Snakes Where You Can Tread on Them

Late at night in a tent in the African bush, my mother felt a muscle twinge which turned out to be a snake unfurling at the bottom of her sleeping bag and sliding up her leg. We were always finding them inside things – boxes, beds, toilets, and the main culprits were mambas.

Costa Rica has over 135 species of snakes, some 7.5% of the world’s snake fauna. Inevitably some make their way into houses where they look odd and incongruous (I found one between the mattress and bed base in San Jose), but the majority are perfectly content to remain hidden on the leafy forest floor and the semi-cultivated areas on the fringes. The fecund Osa is snake nirvana, and although almost every species is well-represented, the two families I like to keep an eye out for are the pit-vipers, of which the fer-de-lance or terciopelo is the most troublesome and venomous, and the Elapidae or coral snakes.

Aside from having no legs and injecting deadly venom, the fer-de-lance and coral snake couldn’t be more different. The first is perfectly camouflaged in the green, brown, grey leaf litter, has a mouth like a Pez dispenser, and (cue complaints from herpetologists) lies in ambush, proactively attacking innocent passers-by even if it means pursuing them through rivers. I have anecdotal evidence from a man with a disgusting-looking shin. The coral snake is gaudy and more laid-back with a mean little mouth, and it bites fewer people. Having said that, it is known as the 20-minute snake because if it does inject its neurotoxic venom that’s all the time you’ve got left before you die from paralysis and suffocation. Apparently.

So I was depressed at my own stupidity the other day when I almost trod on one while striding vacantly along a path wearing flip flops. And I have to say for a supposedly laid-back snake, he was pretty zippy, snapping back and forth, which is why the video footage is jerky, truncated, and cut to remove the various expletives.
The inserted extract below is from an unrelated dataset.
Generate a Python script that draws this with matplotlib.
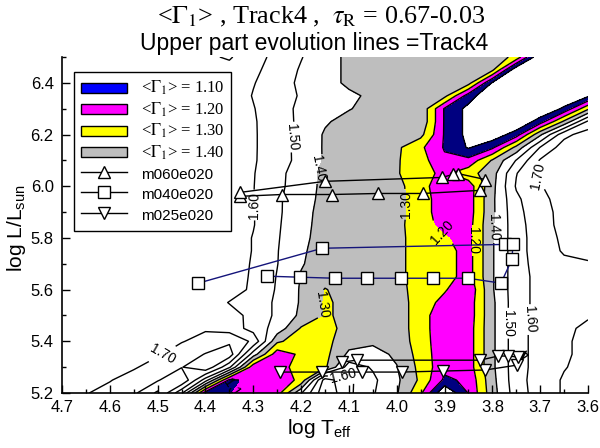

Naturally, I considered what might have happened if I hadn’t retracted my foot before it made full contact with the snake’s tail end. It was getting dark which would have made a boat trip problematic; the nearest clinic was 90-minutes away, it wouldn’t be open, and there was no guarantee a doctor would be in town, or that anyone would have the anti-venom, and anyway the captains were listening to the football. On the positive side, half the coral snake’s strikes are dry. Still, I resolved to wear boots and pay more attention to where I was stepping in future.

The distinctive red, yellow and black bands of the venomous coral snake are a flashy warning to predators to stay well clear. So effective is that message, that a host of non-poisonous snakes – the false corals – have jumped on the bandwagon and adopted the same sort of look, a ruse that completely interferes with normal, intelligent human behaviour. Instead of stepping away from snakes with stripes, everyone hangs around, involved in heated debates and reciting mnemonics in order to work out whether it’s one of the four species in Costa Rica with a fatal bite or not.

Among the most popular are:

“Red touches yellow, kills a fellow. Red touches black, venom lack”, or “Red with black, you’re okay Jack”

“Red on black, friend of Jack, black on yellow, kill a fellow”

“Red into black, venom lack; red into yellow, kill a fellow”.

If you get a whiteboard and a set of coloured pens you’ll see that they basically say the same thing.  As does my own personal favourite for of I.D-ing true corals, R.A.N.A: Rojo, Amarillo, Negro, Amarillo, which translates as F.R.O.G: Red, Yellow, Black, Yellow, which of course makes no sense at all unless you are a Spanish speaker, and just confuses the issue in a stressful situation.

Anyway, it’s all irrelevant in Costa Rica where the various different species and subspecies, true and false, don’t necessarily conform to the rules of the rhymes. Some do; some don’t. The Central American coral snake, the most common here, has a number of sub-species that don’t even sport three colours – they’re bicolour. Just give banded snakes a swerve (“Say bye-bye, you won’t die”, “Stay away, live next day”, “Don’t be green, they’re all mean” – these need a little work). Obviously, I mean green as in naive, rather than advocating lifting the green policies that protect all rainforest snakes (along with scorpions, ticks, crocodiles and thorny palms).

Although in a sad postscript I have to reveal that this particular snake got himself in a bit of a pickle some days later, accidentally slithering through open doors across the floor towards a cook’s foot, and, in the panic that ensued, he lost his life. Shame.